Once every rack is upgraded, system snapshot is removed from all nodes in parallel and previous StatefulSet UpgradeStrategy is restored. At this point, all your nodes should be already in desired version.

Current state of upgrade can be traced using Current Node, Current Rack and State status fields.

  • Current Node shows which node is being upgraded.

  • Current Rack displays which rack is being upgraded.

  • State contain information at which stage upgrade is.

State can have following values:

  • begin_upgrade - upgrade is starting

  • check_schema_agreement - Operator waits until all nodes reach schema agreement. It waits for it for 1 minute, prints an error log message and check is retried.

  • create_system_backup - system keyspaces snapshot is being taken

  • find_next_rack - Operator finds out which rack must be upgraded next, decision is saved in Current Rack

  • upgrade_image_in_pod_spec - Image and UpgradeStrategy is upgraded in underlying StatefulSet

  • find_next_node - Operator finds out which node must be upgraded next, decision is saved in Current Node

  • enable_maintenance_mode - maintenance mode is being enabled

  • drain_node - node is being drained

  • backup_data - snapshot of data keyspaces is being taken

  • disable_maintenance_mode - maintenance mode is being disabled

  • delete_pod - Scylla Pod is being deleted

  • validate_upgrade - Operator validates if new pod enters Ready state and if Scylla version is upgraded

  • clear_data_backup - snapshot of data keyspaces is being removed

  • clear_system_backup - snapshot of system keyspaces is being removed

  • restore_upgrade_strategy - restore UpgradeStrategy in underlying StatefulSet

  • finish_upgrade - upgrade cleanup

Recovering from upgrade failure

Upgrade may get stuck on validate_upgrade stage. This happens when Scylla Pod refuses to properly boot up.

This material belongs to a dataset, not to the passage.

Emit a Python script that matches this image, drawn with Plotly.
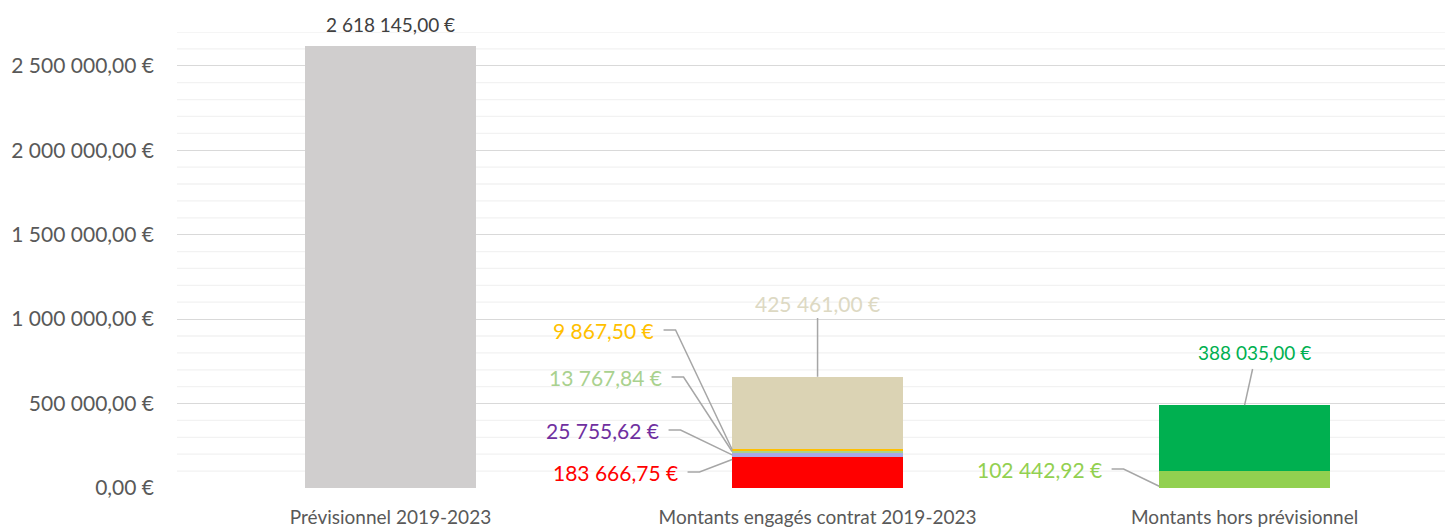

To continue with upgrade, first turn off operator by scaling Operator replicas to zero:

kubectl -n scylla-operator scale deployment.apps/scylla-operator --replicas=0

Then user have to manually resolve issue with Scylla by checking what is the root cause of a failure in Scylla container logs. If needed data and system keyspaces SSTable snapshots are available on the node. You can check ScyllaCluster status for their names.

Once issue is resolved and Scylla Pod is up and running (Pod is in Ready state), scale Operator back to two replicas:

kubectl -n scylla-operator scale deployment.apps/scylla-operator --replicas=2

Operator should continue upgrade process from where it left off.